Les primes et le retard de 92 jours
TAS renseigne qu’au moment de ces échanges (juillet-août 2024), la Sonac avait déjà perçu les primes, avec 92 jours de retard sur la date légale. ‘’Pourquoi le MFB et le DNA n’ont-ils pas jugé utile d’évoquer, dès la première lettre du 17 juillet, l’existence d’une dérogation ?’’, demande-t-il avec amertume. Il suspecte une façon d’échapper aux exigences du marché. ‘’La Sonac n’avait jamais daigné répondre à la question du régulateur, encore moins tenté d’apporter des informations sur l’existence de dispositions dérogatoires susceptibles de justifier l’établissement des garanties sans contrepartie au moment de leur émission’’, fulmine le député. Qui parle de ‘’dilatoire’’ et de ‘’rétention d’information de l’assureur’’.
‘’Il est étrange que les chantres du souverainisme usent depuis plus d’un an de toutes sortes de subterfuges pour offrir sur un plateau d’or l’un des plus juteux marchés de l’année à une entreprise espagnole au détriment d’une entreprise sénégalaise. Paradoxalement, ce sont leurs interventions illogiques qui bloquent l’exécution du marché, le financement espagnol étant suspendu à un protocole d'accord signé de toutes les parties concernées’’, peste TAS.
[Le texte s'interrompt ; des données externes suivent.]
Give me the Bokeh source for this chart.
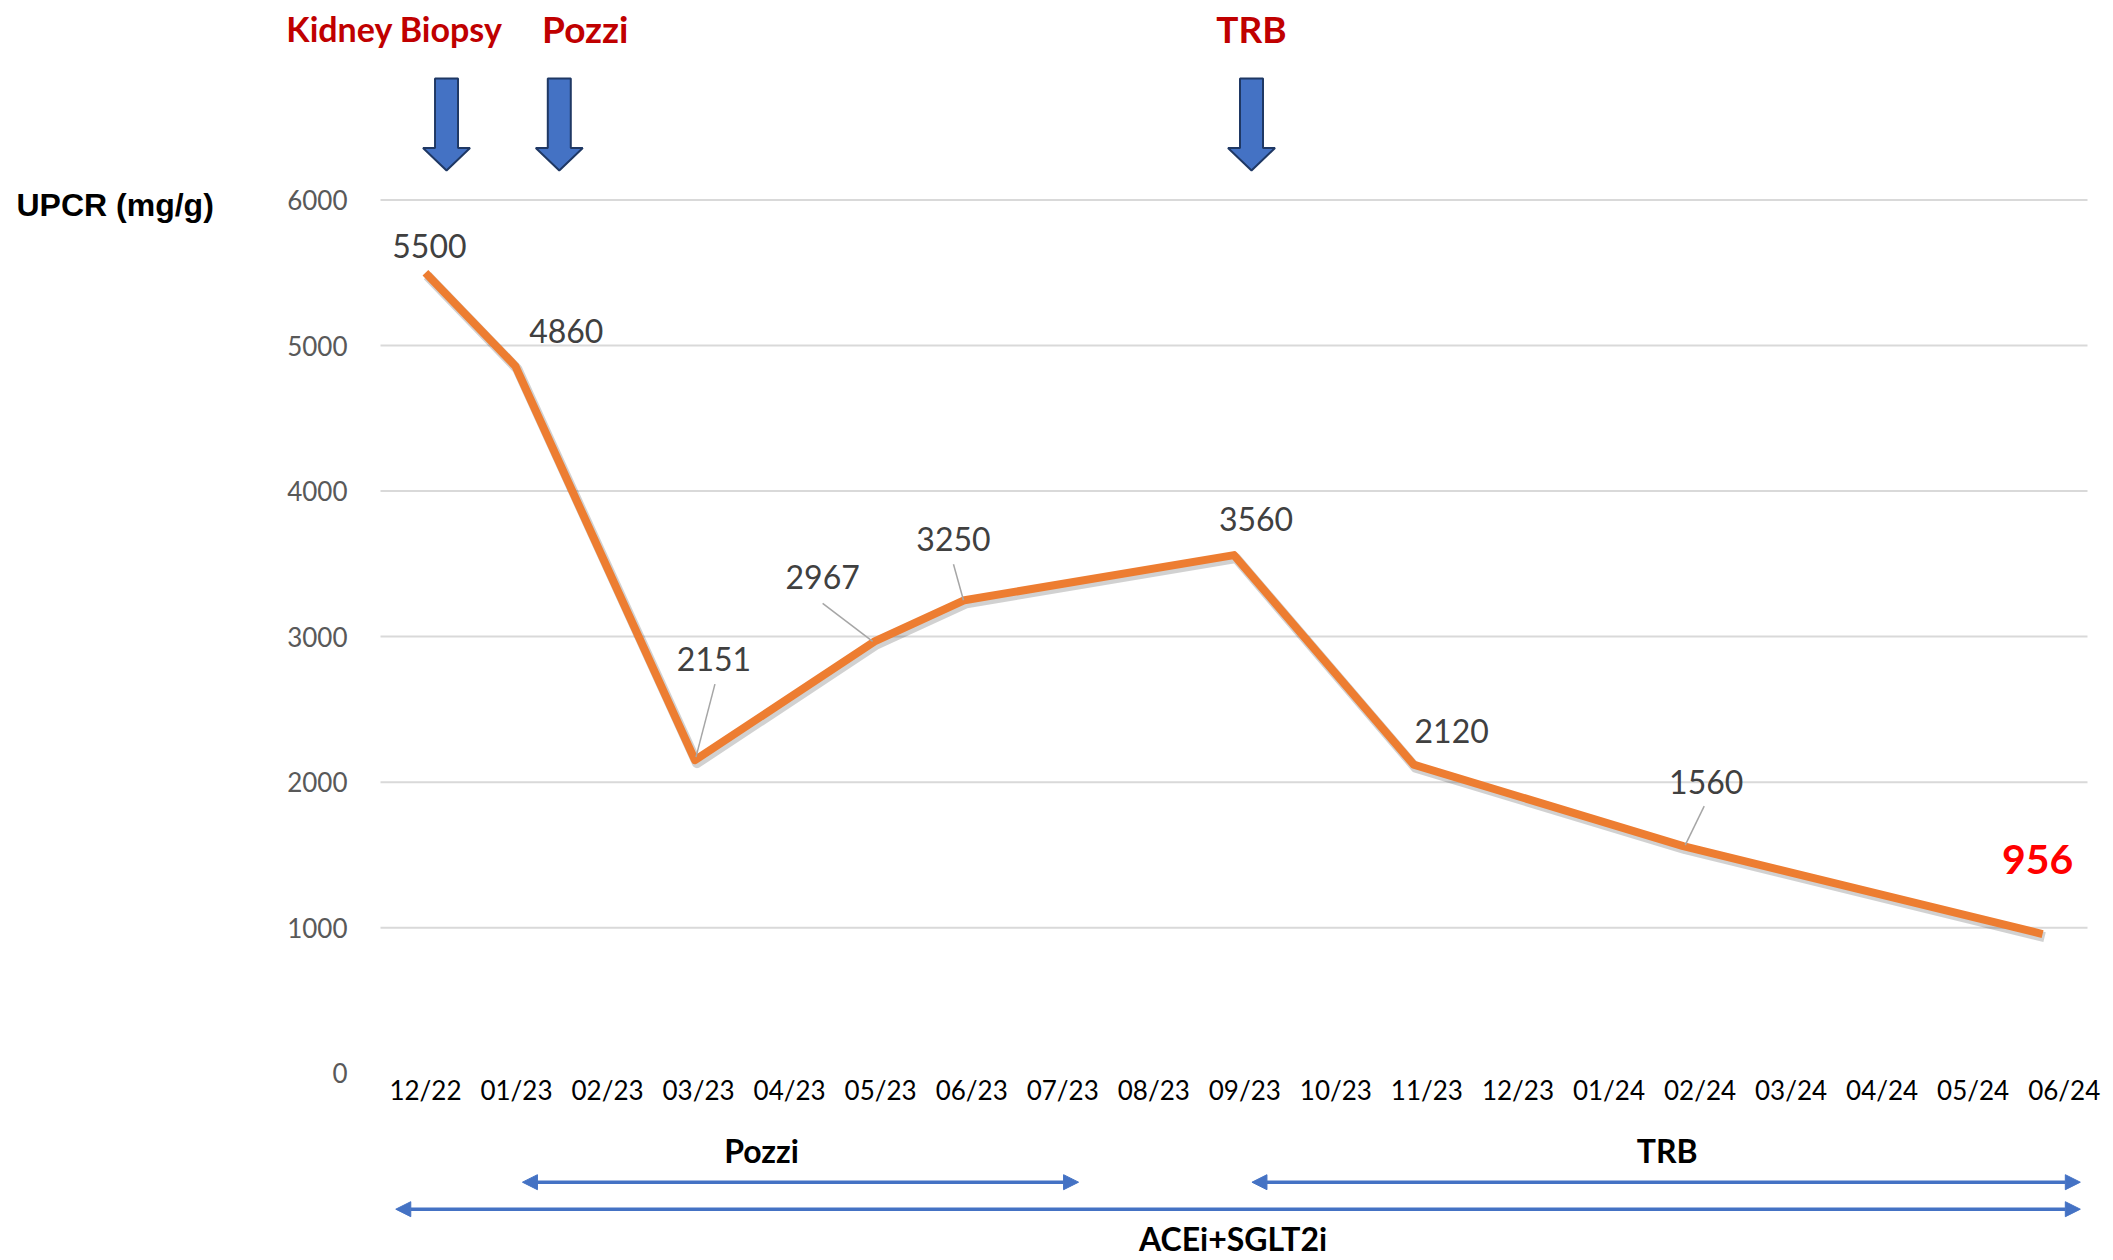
import numpy as np
from bokeh.plotting import figure
from bokeh.models import Range1d, Arrow, NormalHead
from bokeh.core.properties import value
from bokeh.embed import file_html
from bokeh.resources import INLINE

# ---------------- data ----------------
months = ["12/22", "01/23", "02/23", "03/23", "04/23", "05/23", "06/23", "07/23",
          "08/23", "09/23", "10/23", "11/23", "12/23", "01/24", "02/24", "03/24",
          "04/24", "05/24", "06/24"]
upcr = [5500, 4860, None, 2151, None, 2967, 3250, None, None, 3560, None, 2120,
        None, None, 1560, None, None, None, 956]
y_ticks = [0, 1000, 2000, 3000, 4000, 5000, 6000]
y_title = "UPCR (mg/g)"

event_names = ["Kidney Biopsy", "Pozzi", "TRB"]
event_month = [0.235, 1.49, 9.195]          # time of event, in month index

therapy_names = ["Pozzi", "TRB", "ACEi+SGLT2i"]
therapy_start = [1.08, 9.2, -0.33]          # in month index
therapy_end = [7.27, 18.42, 18.42]

# ---------------- layout / style ----------------
W, H = 2113, 1260
PX_X = 1707.0 / len(months)                 # px per month
PX_Y = 873.2 / max(y_ticks)                 # px per mg/g
LEFT_PX = 380.0                             # px from canvas left to first band edge
TOP_PX = 199.5                              # px from canvas top to top tick
x0 = -0.5 - LEFT_PX / PX_X
x1 = x0 + W / PX_X
y1 = max(y_ticks) + TOP_PX / PX_Y
y0 = y1 - H / PX_Y


def dx(px):
    return px / PX_X


def dy(px):  # screen px (down positive) -> data offset
    return -px / PX_Y


FONT = value("Lato")
ORANGE = "#ED7D31"
BLUE = "#4472C4"

p = figure(width=W, height=H, x_range=Range1d(x0, x1), y_range=Range1d(y0, y1),
           x_axis_type=None, y_axis_type=None, toolbar_location=None,
           output_backend="svg", min_border=0, outline_line_color=None,
           background_fill_color="white", border_fill_color="white")

n = len(months)
band_lo, band_hi = -0.5, n - 0.5

# gridlines
grid_vals = [t for t in y_ticks if t > 0]
p.segment(x0=[band_lo] * len(grid_vals), x1=[band_hi] * len(grid_vals),
          y0=grid_vals, y1=grid_vals, line_color="#D9D9D9", line_width=2)

# y tick labels
p.text(x=[band_lo] * len(y_ticks), y=y_ticks, text=[str(t) for t in y_ticks],
       x_offset=-33, text_align="right", text_baseline="middle",
       text_color="#595959", text_font=FONT, text_font_size="26px")

# x tick labels
p.text(x=list(range(n)), y=[0] * n, text=months,
       x_offset=[1.2 * i for i in range(n)], y_offset=17,
       text_align="center", text_baseline="middle",
       text_color="#000000", text_font=FONT, text_font_size="26px")

# y title
p.text(x=[band_lo], y=[max(y_ticks)], text=[y_title], x_offset=-364, y_offset=5,
       text_align="left", text_baseline="middle", text_color="#000000",
       text_font=value("Liberation Sans"), text_font_style="bold",
       text_font_size="32px")

# series
idx = [i for i, v in enumerate(upcr) if v is not None]
vals = [upcr[i] for i in idx]
xs = np.array(idx, dtype=float)
ys = np.array(vals, dtype=float)

p.line(xs + dx(2), ys + dy(3), line_color="black", line_alpha=0.18,
       line_width=10, line_join="round")
p.line(xs, ys, line_color=ORANGE, line_width=8, line_join="round")

# data labels (px offsets from point)
lab_dx = [4, 51, 19, -52, -11, 22, 38, 23, -5]
lab_dy = [-27, -35, -101, -64, -61, -36, -34, -64, -75]
p.text(x=xs[:-1], y=ys[:-1], text=[str(v) for v in vals[:-1]],
       x_offset=lab_dx[:-1], y_offset=lab_dy[:-1],
       text_align="center", text_baseline="middle", text_color="#404040",
       text_font=FONT, text_font_size="32px")
p.text(x=xs[-1:], y=ys[-1:], text=[str(vals[-1])],
       x_offset=lab_dx[-1], y_offset=lab_dy[-1],
       text_align="center", text_baseline="middle", text_color="#FF0000",
       text_font=FONT, text_font_style="bold", text_font_size="41px")

# leader lines (point index, start px, end px)
leaders = {2: ((1, -3), (20, -76)), 3: ((-2, 0), (-52, -38)),
           4: ((-1, 0), (-11, -36)), 7: ((2, -1), (21, -40))}
lx0, ly0, lx1, ly1 = [], [], [], []
for k, ((sx, sy), (ex, ey)) in leaders.items():
    lx0.append(xs[k] + dx(sx)); ly0.append(ys[k] + dy(sy))
    lx1.append(xs[k] + dx(ex)); ly1.append(ys[k] + dy(ey))
p.segment(x0=lx0, y0=ly0, x1=lx1, y1=ly1, line_color="#A6A6A6", line_width=1.5)

# event arrows (block arrows above the plot)
top = max(y_ticks)
shape_px = [(-11.5, -121.5), (11.5, -121.5), (11.5, -52), (23.5, -52),
            (0, -29.5), (-23.5, -52), (-11.5, -52)]
pxs = [[e + dx(a) for a, b in shape_px] for e in event_month]
pys = [[top + dy(b) for a, b in shape_px] for e in event_month]
p.patches(pxs, pys, fill_color=BLUE, line_color="#1F3864", line_width=2)

p.text(x=event_month, y=[top] * len(event_month), text=event_names,
       x_offset=[-52, 26, 0], y_offset=-171.5,
       text_align="center", text_baseline="middle", text_color="#C00000",
       text_font=FONT, text_font_style="bold",
       text_font_size=["34px", "37px", "37px"])

# therapy bars below the axis
row_px = [109, 109, 136]
lab_off_x = [-39, 1, -5]
lab_off_y = [-32, -32, 29]
for name, s, e, r, ox, oy in zip(therapy_names, therapy_start, therapy_end,
                                 row_px, lab_off_x, lab_off_y):
    yy = 0 + dy(r)
    p.add_layout(Arrow(
        start=NormalHead(size=15, fill_color=BLUE, line_color=BLUE),
        end=NormalHead(size=15, fill_color=BLUE, line_color=BLUE),
        x_start=s, y_start=yy, x_end=e, y_end=yy,
        line_color=BLUE, line_width=3.5))
    p.text(x=[(s + e) / 2], y=[yy], text=[name], x_offset=ox, y_offset=oy,
           text_align="center", text_baseline="middle", text_color="#000000",
           text_font=FONT, text_font_style="bold", text_font_size="32px")

open("out.html", "w").write(file_html(p, INLINE))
Parlant des exigences du Code Cima en matière de garanties, surtout dans les marchés publics, le député indique qu’aucune disposition du Code Cima ne prévoit un délai de 180 jours pour honorer les primes d’assurance, même en cas de risque d’intérêt public, d’urgence nationale ou de marché public à enjeu stratégique. D’ailleurs, TAS pense que les primes ont été probablement payées avec l’argent du Sénégal.
En effet, AEE Power EPC a perçu l'avance de démarrage le 11 juin 2024. Le paiement des primes afférentes aux garanties est intervenu quelques jours plus tard, le 14 juin 2024. ‘’Il n'est pas interdit de penser que l'argent de l'avance de démarrage a servi au paiement des primes. Ce qui serait constitutif d’un détournement de deniers publics, puisque l’avance de démarrage n’a pas pour vocation de faire payer une prime devant permettre d’obtenir une caution nécessaire à l’obtention du marché’’, dit-il.
Il note que le marché en question a été initié par un entrepreneur sénégalais, le concepteur du projet, par le biais d’une offre spontanée. Et, souligne TAS, c’est dans ce cadre qu’il a entrepris des démarches auprès de la banque espagnole Stander pour obtenir le financement nécessaire. ‘’En l’occurrence, dit-il, la garantie souveraine a été obtenue par l’entremise d’AEE Power Sénégal, de sorte que toute exclusion de cette dernière rend la garantie caduque et le marché tombe de lui-même’’.